If Tennant sticks around for seven years — as long as Tom Baker, and as long as anyone’s held onto the role — he’ll only be as old as Eccleston is now. This means we’re not going to see a “mature”, paternal Doctor any time soon. At least, not unless McCoy comes back for a visit. Although Davison’s Doctor was younger, he had a short life before regenerating into older men. Although McGann was around the same age, he only ever appeared the once. In contrast, the idea here is that Tennant is supposed to persist for a whilie. He’s the Doctor we’ve really been waiting for; Eccleston was just setup.*
I guess this brings up the question of why he diidn’t just bring back McGann for the first season, if that was his plan all along. The only answer I have there is that McGann’s been done. He wanted a new start with the audience; a Doctor without a history to him, that we could get to know from the start. Rose is the audience; if we already know the Doctor, we’re too far ahead of her. He wanted the audience to feel ownership over this Doctor — like he was new out of the wrapping instead of a hand-me-down. Then when Davies kills him off, it will have more weight.

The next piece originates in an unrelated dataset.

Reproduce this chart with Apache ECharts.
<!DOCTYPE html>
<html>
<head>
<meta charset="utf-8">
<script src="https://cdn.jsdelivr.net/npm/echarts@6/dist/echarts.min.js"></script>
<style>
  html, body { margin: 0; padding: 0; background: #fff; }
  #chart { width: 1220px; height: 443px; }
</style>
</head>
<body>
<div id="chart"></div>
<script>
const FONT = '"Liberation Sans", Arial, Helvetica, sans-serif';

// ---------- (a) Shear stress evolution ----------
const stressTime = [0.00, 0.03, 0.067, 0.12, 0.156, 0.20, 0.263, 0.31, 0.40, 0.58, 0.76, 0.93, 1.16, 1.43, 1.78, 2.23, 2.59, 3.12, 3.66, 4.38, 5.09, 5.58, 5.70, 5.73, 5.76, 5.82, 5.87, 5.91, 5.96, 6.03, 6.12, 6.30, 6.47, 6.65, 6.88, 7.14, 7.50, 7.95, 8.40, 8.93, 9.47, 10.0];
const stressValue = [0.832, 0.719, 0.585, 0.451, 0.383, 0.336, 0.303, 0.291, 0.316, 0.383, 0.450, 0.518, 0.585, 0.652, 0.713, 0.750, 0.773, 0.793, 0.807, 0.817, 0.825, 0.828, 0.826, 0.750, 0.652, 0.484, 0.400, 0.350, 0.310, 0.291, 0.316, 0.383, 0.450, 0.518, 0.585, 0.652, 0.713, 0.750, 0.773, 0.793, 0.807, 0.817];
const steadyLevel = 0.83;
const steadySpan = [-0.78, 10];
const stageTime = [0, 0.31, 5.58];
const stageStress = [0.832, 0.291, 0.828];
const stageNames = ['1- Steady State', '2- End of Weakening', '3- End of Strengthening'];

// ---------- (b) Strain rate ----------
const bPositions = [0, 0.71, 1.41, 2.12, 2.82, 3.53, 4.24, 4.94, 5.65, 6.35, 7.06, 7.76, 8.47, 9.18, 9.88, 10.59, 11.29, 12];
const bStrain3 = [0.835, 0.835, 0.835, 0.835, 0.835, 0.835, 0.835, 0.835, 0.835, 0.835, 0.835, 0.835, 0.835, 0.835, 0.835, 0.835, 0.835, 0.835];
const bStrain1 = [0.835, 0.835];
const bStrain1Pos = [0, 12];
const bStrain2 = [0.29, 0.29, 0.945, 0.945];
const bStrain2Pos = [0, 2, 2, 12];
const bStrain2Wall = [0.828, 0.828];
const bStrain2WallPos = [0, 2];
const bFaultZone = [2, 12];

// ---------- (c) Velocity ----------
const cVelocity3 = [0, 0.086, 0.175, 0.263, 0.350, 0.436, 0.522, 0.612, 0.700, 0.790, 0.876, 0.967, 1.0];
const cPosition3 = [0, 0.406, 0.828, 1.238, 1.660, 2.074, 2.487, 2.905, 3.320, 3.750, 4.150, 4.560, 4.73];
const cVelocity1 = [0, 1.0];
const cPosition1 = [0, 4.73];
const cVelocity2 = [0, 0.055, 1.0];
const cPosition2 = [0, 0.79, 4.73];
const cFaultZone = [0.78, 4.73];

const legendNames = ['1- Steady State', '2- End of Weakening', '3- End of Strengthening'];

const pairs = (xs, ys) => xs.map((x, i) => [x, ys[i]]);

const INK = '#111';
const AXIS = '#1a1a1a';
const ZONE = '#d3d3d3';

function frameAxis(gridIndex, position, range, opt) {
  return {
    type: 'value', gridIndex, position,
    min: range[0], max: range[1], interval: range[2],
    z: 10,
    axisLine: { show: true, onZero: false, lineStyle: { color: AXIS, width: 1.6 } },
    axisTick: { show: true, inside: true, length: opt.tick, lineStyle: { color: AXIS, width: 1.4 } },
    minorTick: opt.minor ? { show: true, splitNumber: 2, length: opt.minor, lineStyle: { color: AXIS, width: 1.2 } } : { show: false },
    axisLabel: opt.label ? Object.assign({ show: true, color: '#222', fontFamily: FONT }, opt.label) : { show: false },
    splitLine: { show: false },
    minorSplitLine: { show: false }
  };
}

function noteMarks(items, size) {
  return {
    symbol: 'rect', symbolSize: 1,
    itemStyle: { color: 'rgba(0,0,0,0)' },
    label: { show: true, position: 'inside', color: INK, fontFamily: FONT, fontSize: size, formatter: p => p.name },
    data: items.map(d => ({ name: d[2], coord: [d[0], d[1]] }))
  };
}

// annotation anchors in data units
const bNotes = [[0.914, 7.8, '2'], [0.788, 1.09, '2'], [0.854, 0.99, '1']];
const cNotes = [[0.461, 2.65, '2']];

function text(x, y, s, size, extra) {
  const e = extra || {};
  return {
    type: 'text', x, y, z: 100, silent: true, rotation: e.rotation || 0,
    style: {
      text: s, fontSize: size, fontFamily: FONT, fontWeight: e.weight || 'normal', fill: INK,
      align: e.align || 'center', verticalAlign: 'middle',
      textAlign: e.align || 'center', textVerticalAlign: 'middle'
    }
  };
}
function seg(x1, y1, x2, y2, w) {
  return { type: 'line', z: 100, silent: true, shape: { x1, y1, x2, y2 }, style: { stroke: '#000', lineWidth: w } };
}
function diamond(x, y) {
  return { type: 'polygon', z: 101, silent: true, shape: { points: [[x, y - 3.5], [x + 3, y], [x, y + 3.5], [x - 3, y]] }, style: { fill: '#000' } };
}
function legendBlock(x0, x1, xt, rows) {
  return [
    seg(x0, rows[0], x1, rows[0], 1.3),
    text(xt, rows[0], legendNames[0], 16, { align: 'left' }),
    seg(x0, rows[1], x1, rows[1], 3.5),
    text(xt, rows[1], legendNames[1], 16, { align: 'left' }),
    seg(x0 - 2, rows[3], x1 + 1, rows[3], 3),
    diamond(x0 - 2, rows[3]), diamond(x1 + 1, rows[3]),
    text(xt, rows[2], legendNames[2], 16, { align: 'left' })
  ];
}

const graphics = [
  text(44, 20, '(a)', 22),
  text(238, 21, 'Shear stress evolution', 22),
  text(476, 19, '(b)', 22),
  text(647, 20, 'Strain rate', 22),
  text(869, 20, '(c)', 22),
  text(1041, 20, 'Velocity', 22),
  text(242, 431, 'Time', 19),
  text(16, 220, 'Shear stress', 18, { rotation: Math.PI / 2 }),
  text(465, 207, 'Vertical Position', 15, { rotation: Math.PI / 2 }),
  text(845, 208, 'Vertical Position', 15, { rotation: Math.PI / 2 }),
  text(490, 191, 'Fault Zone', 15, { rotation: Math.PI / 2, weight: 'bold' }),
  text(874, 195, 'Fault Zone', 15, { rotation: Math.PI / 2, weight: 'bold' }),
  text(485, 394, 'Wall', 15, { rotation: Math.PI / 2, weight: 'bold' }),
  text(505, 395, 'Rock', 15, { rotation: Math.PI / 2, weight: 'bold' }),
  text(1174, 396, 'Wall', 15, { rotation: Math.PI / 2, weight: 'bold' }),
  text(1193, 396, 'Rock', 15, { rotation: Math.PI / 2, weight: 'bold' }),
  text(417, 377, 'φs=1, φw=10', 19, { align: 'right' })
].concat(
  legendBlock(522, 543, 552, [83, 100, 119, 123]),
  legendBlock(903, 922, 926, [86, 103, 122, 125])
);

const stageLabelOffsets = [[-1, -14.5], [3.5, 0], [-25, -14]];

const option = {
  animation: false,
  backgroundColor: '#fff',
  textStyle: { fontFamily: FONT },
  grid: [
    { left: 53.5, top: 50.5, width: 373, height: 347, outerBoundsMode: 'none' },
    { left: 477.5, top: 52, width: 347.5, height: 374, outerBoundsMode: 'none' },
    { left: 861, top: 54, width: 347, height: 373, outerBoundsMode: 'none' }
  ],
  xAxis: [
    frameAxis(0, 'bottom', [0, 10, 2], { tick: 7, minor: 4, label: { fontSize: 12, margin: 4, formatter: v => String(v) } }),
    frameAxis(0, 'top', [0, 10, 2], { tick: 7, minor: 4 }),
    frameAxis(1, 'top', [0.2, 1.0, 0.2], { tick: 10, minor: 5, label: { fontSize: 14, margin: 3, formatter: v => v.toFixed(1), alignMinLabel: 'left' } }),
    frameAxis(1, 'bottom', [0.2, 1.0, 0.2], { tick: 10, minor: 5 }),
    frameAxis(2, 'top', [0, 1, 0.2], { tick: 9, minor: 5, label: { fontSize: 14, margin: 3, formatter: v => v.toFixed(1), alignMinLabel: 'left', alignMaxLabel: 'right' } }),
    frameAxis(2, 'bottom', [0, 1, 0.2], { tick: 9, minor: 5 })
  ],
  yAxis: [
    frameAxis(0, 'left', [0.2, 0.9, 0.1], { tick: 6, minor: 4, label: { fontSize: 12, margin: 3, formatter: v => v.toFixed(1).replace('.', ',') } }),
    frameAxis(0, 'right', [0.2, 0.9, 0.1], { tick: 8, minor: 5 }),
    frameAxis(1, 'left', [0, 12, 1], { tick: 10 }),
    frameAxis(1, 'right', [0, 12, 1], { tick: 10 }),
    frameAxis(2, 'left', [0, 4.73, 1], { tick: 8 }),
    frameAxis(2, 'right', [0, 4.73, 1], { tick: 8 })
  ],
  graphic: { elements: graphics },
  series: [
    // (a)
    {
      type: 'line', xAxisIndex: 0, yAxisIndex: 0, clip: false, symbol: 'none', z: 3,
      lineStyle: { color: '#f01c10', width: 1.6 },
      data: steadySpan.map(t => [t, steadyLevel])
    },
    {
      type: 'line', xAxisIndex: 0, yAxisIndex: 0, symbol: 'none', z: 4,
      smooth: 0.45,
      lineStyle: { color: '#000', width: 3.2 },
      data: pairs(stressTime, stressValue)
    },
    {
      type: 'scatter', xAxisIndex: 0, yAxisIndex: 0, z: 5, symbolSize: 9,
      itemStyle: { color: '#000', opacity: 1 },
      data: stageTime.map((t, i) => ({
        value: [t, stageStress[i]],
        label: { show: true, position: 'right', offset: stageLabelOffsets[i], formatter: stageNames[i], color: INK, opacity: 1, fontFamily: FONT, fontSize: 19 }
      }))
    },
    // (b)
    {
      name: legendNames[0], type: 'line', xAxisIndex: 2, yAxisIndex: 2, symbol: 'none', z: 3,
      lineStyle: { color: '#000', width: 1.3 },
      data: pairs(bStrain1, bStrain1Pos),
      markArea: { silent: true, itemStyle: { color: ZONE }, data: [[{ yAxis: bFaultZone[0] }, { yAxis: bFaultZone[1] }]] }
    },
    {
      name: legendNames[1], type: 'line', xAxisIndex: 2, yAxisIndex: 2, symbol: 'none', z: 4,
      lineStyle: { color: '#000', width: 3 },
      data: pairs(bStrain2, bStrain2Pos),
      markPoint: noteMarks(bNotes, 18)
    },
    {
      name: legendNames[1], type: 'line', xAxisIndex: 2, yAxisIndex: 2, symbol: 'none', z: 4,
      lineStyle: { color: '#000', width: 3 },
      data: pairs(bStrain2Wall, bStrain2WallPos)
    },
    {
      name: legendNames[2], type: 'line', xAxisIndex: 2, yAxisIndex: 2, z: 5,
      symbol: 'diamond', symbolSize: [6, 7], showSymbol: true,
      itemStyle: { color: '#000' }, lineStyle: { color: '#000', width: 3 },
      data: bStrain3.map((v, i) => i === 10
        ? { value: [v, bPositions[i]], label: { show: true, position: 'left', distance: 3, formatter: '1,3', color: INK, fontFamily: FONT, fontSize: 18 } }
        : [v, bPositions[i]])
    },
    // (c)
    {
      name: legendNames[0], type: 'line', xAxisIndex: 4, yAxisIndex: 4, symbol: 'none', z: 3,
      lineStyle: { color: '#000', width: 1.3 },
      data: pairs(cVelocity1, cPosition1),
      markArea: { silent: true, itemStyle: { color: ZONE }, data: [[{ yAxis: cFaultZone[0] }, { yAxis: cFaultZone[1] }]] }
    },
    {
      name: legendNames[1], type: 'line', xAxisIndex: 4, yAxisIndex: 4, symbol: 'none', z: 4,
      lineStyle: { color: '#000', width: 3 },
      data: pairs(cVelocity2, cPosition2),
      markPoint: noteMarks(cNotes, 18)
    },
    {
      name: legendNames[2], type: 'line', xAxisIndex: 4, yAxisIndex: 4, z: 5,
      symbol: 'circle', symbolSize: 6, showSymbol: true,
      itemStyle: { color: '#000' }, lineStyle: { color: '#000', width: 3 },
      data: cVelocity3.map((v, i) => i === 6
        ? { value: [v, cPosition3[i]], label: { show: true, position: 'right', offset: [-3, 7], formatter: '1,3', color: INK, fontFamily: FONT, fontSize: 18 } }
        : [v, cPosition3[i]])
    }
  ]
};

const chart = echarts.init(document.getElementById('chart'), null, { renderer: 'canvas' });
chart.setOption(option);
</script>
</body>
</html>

I guess it also brings up the question of why Davies didn’t choose an older Ninth Doctor, to provide contrast. I assume it’s because he wanted this Doctor to be new, and it makes little sense to regenerate into a geezer. The only time the Doctor has regenerated into a substantially older man was in the case of Pertwee, and that was imposed on the character by the Time Lords. So it seems like there aren’t too many options here; to get the effect Davies seems after, you need a youngish man for the Ninth Doctor, and you need an even younger man for the Tenth.

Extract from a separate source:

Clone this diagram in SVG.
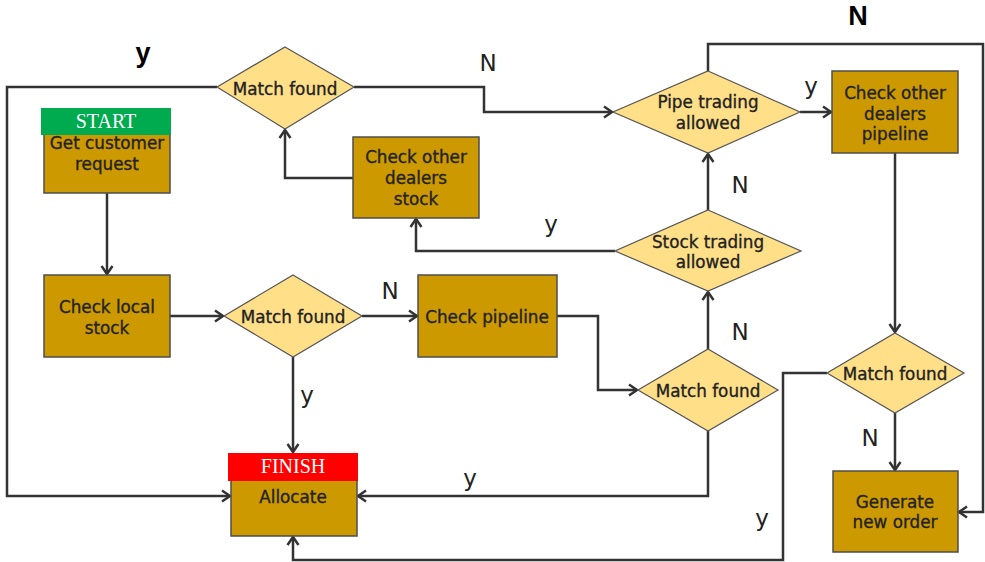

How, then, does this clash with public expectations? It’s because we’re used to the idea of a paternal Doctor — even if the only one we’ve had since Pertwee is McCoy. We have this image in our minds of an elderly chap. After all, he’s been alive for so long! That’s a little odd when you think that we also most associate Tom Baker with the role — a weird-o beatnick cross between Harpo Marx and Dracula. Maybe it makes some sense if you consider how short-lived the following four Doctors were, and how many problems the show had through the ’80s. We tend to forget about everyone after Tom Baker, leaving us with some kind of a cross between Baker and Pertwee and some idle memory of Hartnell and Troughton. And where does Tennant fit into that!
Well, he doesn’t. What he does fit into is the established mythology and overall pattern of the series. The trend has always been toward a younger Doctor; now we’ve got another. And furthermore, the mythology is still growing. The pattern is no longer static. The show is alive again, and Davies has his own ideas. So really, everything is about as well as it might be.